Ok so I might as well admit that I watch a hell of a lot of television and movies. I like watching them what can I say. One ways that I end up find interesting television is by surfing horizontally in the grid with my ReplayTV looking for shows I’ve never heard of. (I’m a big fan of mid season replacements that don’t make it - Life on a stick for example)
That takes a lot of time, and if I stop then I end up with the same shows I always watch - which normally isn’t a big deal but now that summer is here and everyone is showing reruns out the ying-yang - that doesn’t work so well for me.
A long long time ago I wrote a program in Python to help me with this task. Basically it would look at the TV listings for me and keep track of show titles that appear. When a show title shows up that it had never seen before it would send out an email.
So for example when Spike started running CSI - it didn’t care because CSI is a known show (It’s been on CBS forever) but when Trio ran “The Truth About Gay Animals” it alerted me. It’s a bit of a shotgun approach - but it help filter down all the billions of repeats they like to show. (Yes I’m talking about you BBC-America)
It wasn’t great but it helped. Eventually it had some problems I didn’t feel like fixing so I just turned it off and let it gather dust.
Then about a week ago I came across this article. Basically it shows a neat little tool in Python that makes it easy for you to generate RSS feeds from the command line.
The light bulb went off - I have a program that needs to send out info - it’s already in Python - maybe I could graft this RSS stuff into the program and make it useful again.
Well folks that’s exactly what I did. I also found a major bug in the system that was preventing it from seeing shows that were on (kind of major since that is the only thing it is supposed to do).
So I setup some channels to monitor and put the feeds up for your pleasure. The system looks about 7 days ahead. It’s going to be noisy in the begining because it is building up it’s database of shows.
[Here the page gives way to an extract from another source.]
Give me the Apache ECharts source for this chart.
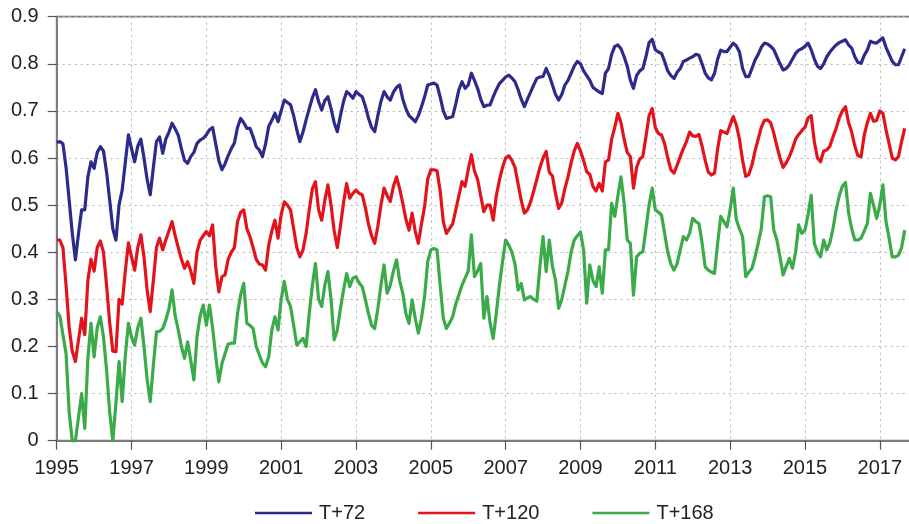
<!DOCTYPE html>
<html>
<head>
<meta charset="utf-8">
<script src="https://cdn.jsdelivr.net/npm/echarts@6/dist/echarts.min.js"></script>
<style>
html,body{margin:0;padding:0;background:#fff;}
#chart{width:909px;height:524px;}
</style>
</head>
<body>
<div id="chart"></div>
<script>
// Monthly values, Jan 1995 .. Sep 2017
const startYear = 1995;
const seriesNames = ['T+72', 'T+120', 'T+168'];
const xTickLabels = ['1995','1997','1999','2001','2003','2005','2007','2009','2011','2013','2015','2017'];
const yTickLabels = ['0','0.1','0.2','0.3','0.4','0.5','0.6','0.7','0.8','0.9'];

const t72 = [
0.633,0.635,0.630,0.58,0.51,0.44,0.384,0.44,0.49,0.49,0.56,0.592,
0.578,0.612,0.624,0.615,0.57,0.51,0.45,0.426,0.50,0.532,0.59,0.649,
0.62,0.592,0.625,0.640,0.60,0.555,0.522,0.58,0.635,0.645,0.61,0.64,
0.655,0.674,0.662,0.648,0.62,0.595,0.589,0.603,0.612,0.631,0.638,0.642,
0.649,0.660,0.665,0.63,0.595,0.575,0.588,0.605,0.62,0.632,0.665,0.684,
0.675,0.663,0.663,0.645,0.624,0.617,0.603,0.63,0.667,0.680,0.695,0.677,
0.70,0.723,0.718,0.713,0.69,0.66,0.635,0.655,0.681,0.705,0.728,0.745,
0.72,0.702,0.722,0.730,0.705,0.675,0.656,0.69,0.72,0.741,0.735,0.727,
0.741,0.735,0.730,0.71,0.685,0.665,0.656,0.69,0.72,0.741,0.73,0.723,
0.74,0.750,0.755,0.725,0.705,0.69,0.684,0.677,0.69,0.709,0.73,0.755,
0.757,0.759,0.755,0.73,0.70,0.684,0.686,0.688,0.715,0.745,0.762,0.748,
0.755,0.780,0.765,0.748,0.725,0.709,0.712,0.713,0.73,0.745,0.758,0.765,
0.772,0.776,0.770,0.762,0.745,0.725,0.709,0.725,0.74,0.755,0.769,0.772,
0.773,0.790,0.775,0.755,0.735,0.723,0.735,0.755,0.765,0.78,0.795,0.805,
0.80,0.785,0.775,0.765,0.75,0.745,0.740,0.737,0.780,0.790,0.82,0.837,
0.840,0.832,0.815,0.795,0.765,0.748,0.775,0.785,0.79,0.815,0.845,0.852,
0.830,0.825,0.822,0.805,0.785,0.775,0.769,0.782,0.790,0.805,0.808,0.812,
0.815,0.820,0.818,0.80,0.78,0.770,0.766,0.780,0.81,0.829,0.826,0.826,
0.835,0.844,0.838,0.825,0.79,0.773,0.773,0.79,0.808,0.82,0.835,0.844,
0.842,0.837,0.83,0.815,0.80,0.787,0.790,0.798,0.81,0.822,0.829,0.832,
0.837,0.844,0.830,0.81,0.795,0.790,0.80,0.815,0.825,0.833,0.84,0.845,
0.848,0.851,0.840,0.833,0.815,0.803,0.801,0.818,0.829,0.848,0.845,0.844,
0.850,0.855,0.835,0.82,0.805,0.798,0.798,0.815,0.832
];

const t120 = [
0.426,0.426,0.41,0.33,0.24,0.19,0.168,0.214,0.26,0.225,0.34,0.385,
0.36,0.41,0.424,0.40,0.33,0.25,0.19,0.189,0.30,0.29,0.36,0.42,
0.39,0.362,0.41,0.437,0.39,0.32,0.274,0.34,0.41,0.43,0.405,0.426,
0.445,0.465,0.435,0.41,0.385,0.366,0.38,0.36,0.334,0.40,0.425,0.435,
0.444,0.435,0.458,0.37,0.316,0.348,0.352,0.385,0.40,0.41,0.465,0.485,
0.49,0.45,0.433,0.41,0.385,0.375,0.373,0.362,0.415,0.445,0.468,0.43,
0.48,0.507,0.50,0.49,0.45,0.41,0.39,0.405,0.44,0.49,0.535,0.55,
0.49,0.468,0.51,0.543,0.50,0.445,0.41,0.455,0.505,0.546,0.515,0.525,
0.532,0.525,0.522,0.495,0.46,0.435,0.419,0.455,0.50,0.536,0.52,0.508,
0.54,0.56,0.535,0.504,0.47,0.447,0.483,0.445,0.419,0.46,0.497,0.555,
0.575,0.575,0.573,0.53,0.465,0.44,0.45,0.46,0.49,0.52,0.55,0.54,
0.575,0.607,0.572,0.555,0.52,0.486,0.50,0.50,0.468,0.52,0.553,0.58,
0.60,0.605,0.595,0.58,0.545,0.51,0.483,0.49,0.507,0.53,0.555,0.58,
0.60,0.614,0.57,0.562,0.525,0.493,0.505,0.535,0.56,0.59,0.615,0.631,
0.615,0.595,0.571,0.565,0.54,0.53,0.546,0.53,0.592,0.596,0.64,0.665,
0.695,0.675,0.64,0.612,0.603,0.536,0.58,0.598,0.603,0.645,0.69,0.705,
0.665,0.652,0.649,0.63,0.60,0.575,0.568,0.585,0.603,0.62,0.635,0.655,
0.647,0.646,0.650,0.625,0.595,0.57,0.564,0.568,0.62,0.658,0.655,0.652,
0.67,0.688,0.67,0.64,0.595,0.561,0.565,0.585,0.615,0.64,0.665,0.68,
0.681,0.675,0.653,0.625,0.60,0.58,0.59,0.603,0.62,0.64,0.65,0.658,
0.665,0.685,0.69,0.635,0.60,0.592,0.615,0.617,0.625,0.645,0.663,0.685,
0.70,0.709,0.675,0.655,0.625,0.605,0.603,0.648,0.675,0.695,0.678,0.68,
0.70,0.695,0.66,0.63,0.60,0.596,0.603,0.635,0.663
];

const t168 = [
0.274,0.265,0.225,0.185,0.06,0.0,0.0,0.05,0.10,0.026,0.175,0.249,
0.178,0.24,0.263,0.22,0.15,0.06,0.0,0.08,0.168,0.083,0.18,0.249,
0.22,0.203,0.24,0.26,0.20,0.13,0.083,0.16,0.231,0.232,0.238,0.256,
0.28,0.32,0.265,0.235,0.20,0.175,0.21,0.17,0.129,0.22,0.265,0.288,
0.245,0.288,0.24,0.18,0.125,0.164,0.185,0.205,0.207,0.207,0.27,0.31,
0.334,0.249,0.245,0.238,0.20,0.182,0.165,0.157,0.178,0.235,0.263,0.235,
0.30,0.338,0.30,0.285,0.245,0.203,0.21,0.217,0.20,0.27,0.33,0.376,
0.30,0.285,0.33,0.359,0.30,0.214,0.235,0.28,0.32,0.355,0.327,0.345,
0.348,0.335,0.327,0.30,0.27,0.245,0.238,0.28,0.33,0.373,0.313,0.33,
0.36,0.384,0.34,0.313,0.27,0.249,0.299,0.26,0.228,0.26,0.306,0.38,
0.405,0.408,0.405,0.33,0.26,0.238,0.25,0.263,0.29,0.31,0.33,0.345,
0.36,0.437,0.348,0.36,0.376,0.26,0.306,0.25,0.217,0.27,0.33,0.38,
0.426,0.415,0.40,0.375,0.32,0.334,0.299,0.303,0.306,0.30,0.296,0.37,
0.433,0.359,0.426,0.37,0.341,0.281,0.30,0.33,0.36,0.40,0.426,0.435,
0.443,0.405,0.292,0.373,0.34,0.327,0.369,0.313,0.405,0.405,0.504,0.476,
0.52,0.56,0.504,0.426,0.419,0.309,0.39,0.398,0.401,0.45,0.50,0.536,
0.49,0.485,0.479,0.44,0.40,0.375,0.362,0.376,0.405,0.433,0.426,0.44,
0.472,0.465,0.461,0.42,0.369,0.362,0.358,0.355,0.42,0.476,0.465,0.454,
0.49,0.536,0.469,0.45,0.433,0.348,0.358,0.366,0.39,0.419,0.45,0.518,
0.52,0.518,0.447,0.426,0.39,0.352,0.37,0.387,0.366,0.40,0.458,0.44,
0.447,0.48,0.521,0.419,0.40,0.39,0.426,0.405,0.42,0.45,0.49,0.52,
0.54,0.548,0.483,0.45,0.426,0.426,0.43,0.445,0.461,0.525,0.50,0.472,
0.50,0.543,0.465,0.43,0.39,0.39,0.394,0.41,0.447
];

const colors = ['#2c2a8a', '#e3131b', '#3aab48'];
const labelFont = "'Liberation Sans', Arial, sans-serif";

function toPoints(vals) {
  return vals.map((v, i) => [startYear + i / 12, v]);
}

const chart = echarts.init(document.getElementById('chart'), null, {renderer: 'canvas'});
const option = {
  animation: false,
  backgroundColor: '#fff',
  grid: {
    left: 56.7, top: 16.7, width: 856, height: 424,
    containLabel: false, outerBoundsMode: 'none',
    show: true, borderColor: '#7a7a7a', borderWidth: 1.8, backgroundColor: 'transparent'
  },
  legend: {
    data: seriesNames,
    left: 255, top: 503, padding: 0,
    icon: 'rect', itemWidth: 57, itemHeight: 2.5, itemGap: 53,
    textStyle: {fontFamily: labelFont, fontSize: 20, color: '#222', padding: [0,0,0,2]}
  },
  xAxis: {
    type: 'value', min: 1995, max: 2017.88, interval: 2,
    axisLine: {show: true, lineStyle: {color: '#7a7a7a', width: 1.8}},
    axisTick: {show: true, length: 9, inside: false, lineStyle: {color: '#555', width: 1.2}},
    axisLabel: {
      fontFamily: labelFont, fontSize: 20, color: '#222', margin: 18,
      formatter: function (v) {
        const s = String(Math.round(v));
        return (Math.abs(v - Math.round(v)) < 1e-6 && xTickLabels.indexOf(s) >= 0) ? s : '';
      }
    },
    splitLine: {show: true, lineStyle: {color: '#b5b5b5', type: [2, 4], width: 1}}
  },
  yAxis: {
    type: 'value', min: 0, max: 0.9, interval: 0.1,
    axisLine: {show: true, lineStyle: {color: '#7a7a7a', width: 1.8}},
    axisTick: {show: true, length: 9, inside: false, lineStyle: {color: '#555', width: 1.2}},
    axisLabel: {
      fontFamily: labelFont, fontSize: 20, color: '#222', margin: 18,
      formatter: function (v) { return yTickLabels[Math.round(v * 10)]; }
    },
    splitLine: {show: true, lineStyle: {color: '#b5b5b5', type: [2, 4], width: 1}}
  },
  series: [t72, t120, t168].map((vals, k) => ({
    name: seriesNames[k],
    type: 'line',
    data: toPoints(vals),
    showSymbol: false,
    symbol: 'none',
    clip: false,
    lineStyle: {color: colors[k], width: 3.2, join: 'round'},
    itemStyle: {color: colors[k]},
    z: 3 + k
  }))
};
chart.setOption(option);
</script>
</body>
</html>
There are two ways you can use the feeds - you can just subscribe to the Master Feed. That is all the channels in on single feed. Or subscribe to a given channel ( I recommend this option)
Hopefully this will work and be useful - just an FYI - if it doesn’t and it isn’t I’ll be putting it back in it’s litle crate.
Oh and I almost forgot - you can go to here to see the feeds. I made the page work so that if you click on the subscribe link from bloglines you can actually select all the channels you want at one time.
Ok - so actually I wrote this a few hours ago. I had been testing my feeds in a little RSS agregator I downloaded and everything worked great. Unfortunately when I viewed it in Bloglines the HTML in the description was completely escaped meaning instead of nice HTML you got lots of greater than and less than signs.
Apparently I didn’t read the fine print in the RSS library I’m using because it does mention that it doesn’t support HTML. I didn’t realize this because the desktop ap just figures it out - but since Bloglines doesn’t I’m back to sorting this out.
One small rant
Which leads me to a small rant about Python. I really like the language. It’s very clear and flows easily. It doesn’t have a lot of bad early design decisions to overcome (Yes I do mean PHP) which makes it nice to drop in to. There’s just one problem with Python - no one uses it. Obviously I don’t mean no one - because people do use it. But every time I try to do something in Python and I need a library my choices are always incredibly limited. In this case there appears to be one and only on RSS generator for 1.0. Fortunatly someone else made a RSS 2.0 generator (it’s on version 0.1.1) which doesn’t do exactly what I want but I can fix that.